What do you like to do when you’re not writing? My other primary hobby is music. I am a classical pianist. I’ve studied for 42 years.
Do you have any suggestions to help someone become a better writer? If so, what are they? Get out of your own way. Honestly, don’t dwell on your errors. Just start writing, and keep writing until you’ve made it a good distance into your book. Only then, look back and make corrections. A lot of people dwell on making their first pages perfect, but the reality is, you won’t learn how to do that until you’ve practiced more. Write… practice… develop those skills. Then go back and fix your earlier writing.

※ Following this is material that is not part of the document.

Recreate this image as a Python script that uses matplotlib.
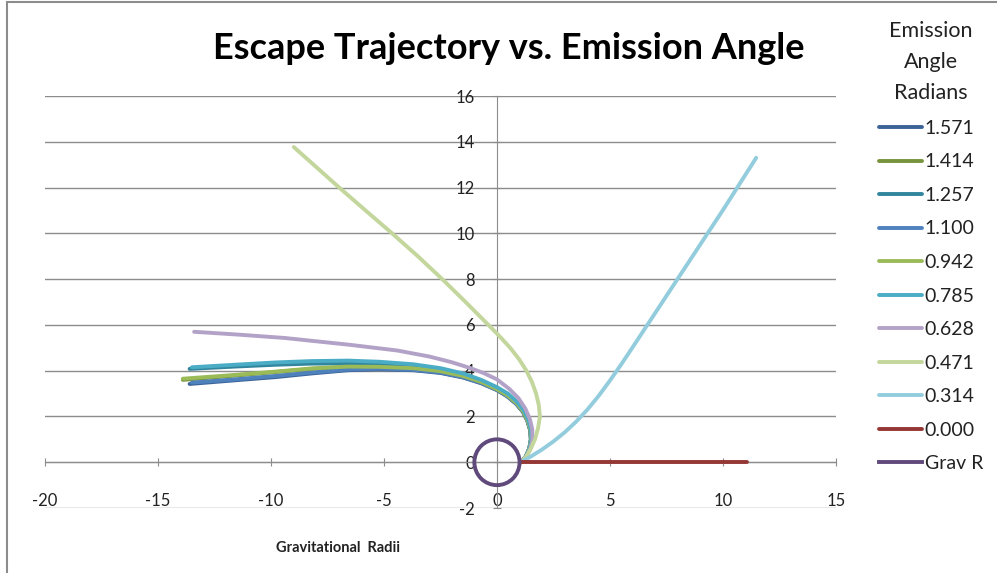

Do you like to create books for adults? Yes
What is the most unethical practice in the publishing industry? Vanity presses. The lines are so damned blurred these days, with most small presses either being some form of hybrid, or something tradition with little to no editing or marketing. I can accept a true hybrid, where pricing is honest and upfront, or a low amenities small press that clearly sets an expectation that the author is performing most of their own marketing.
What I struggle with a the predatory outfits that use false claims to trap their authors into punitive hybrid arrangements that ultimately lead to authors paying a grossly inflated premium to publish the work the spent countless hours producing.
Does writing energize or exhaust you? Both, and I mean that in a good way. Sometimes, when you finish a scene where the emotions all come together and leap of the page, the fact that it exhausts you energizes you, and vice versa.
Do you try more to be original or to deliver to readers what they want? I think one CAN make a career delivering writers exactly what they want, but it’s not anything that I want to do. The Harlequin Romance genre, for instance, has hundreds of rules with respect to when characters are introduced and how they have to look, and this and that.
I have a day job… I don’t want another.
I write what I want to write. If that finds an audience, great! If it doesn’t, well, not so great, but I’m okay with that.
Do you want each book to stand on its own, or are you building a body of work with connections between each book? I am writing a serial series. Each book very much leads into the next.
If you could tell your younger writing self anything, what would it be? Go back and rewrite the first three chapters of your book before sending it to agents! Like many authors, the first three chapters of my first novel were literally my first three chapters as a professional author. What I didn’t understand at the time, was that literary agents weren’t ever going to read past those first three chapters. Had I understood that, I definitely would have rewritten them. You learn a lot when writing a book. I should have taken the time to demonstrate what I learned prior to sending my writing on for agents to review.
How did publishing your first book change your process of writing? It sped it up considerably. If nothing else, having the first book in a series out there gave me a deadline, but it was more than that. Once you understand how to organize your chapters, your plotting, and so on and so forth, it becomes much easier to map out a book.
What’s the best way to market your books? I’m working on figuring that out. Initially, I wanted to get a baselines level ofAmazon ratings and reviews, based on the mythical belief that at a certain level magical things would happen. Spoiler… nothing happened.
Now, I’m expanding through more podcasts, websites, and blogs… we’ll see where that takes me. At the end of the day, I think the best way to promote a book is to write another book.
What do you have coming next? Book 4 in my Rebirth of the Fallen series, The Crumbling City, releases on 12-29-2022. Book five in the series, The Sundered City releases in August of 2023.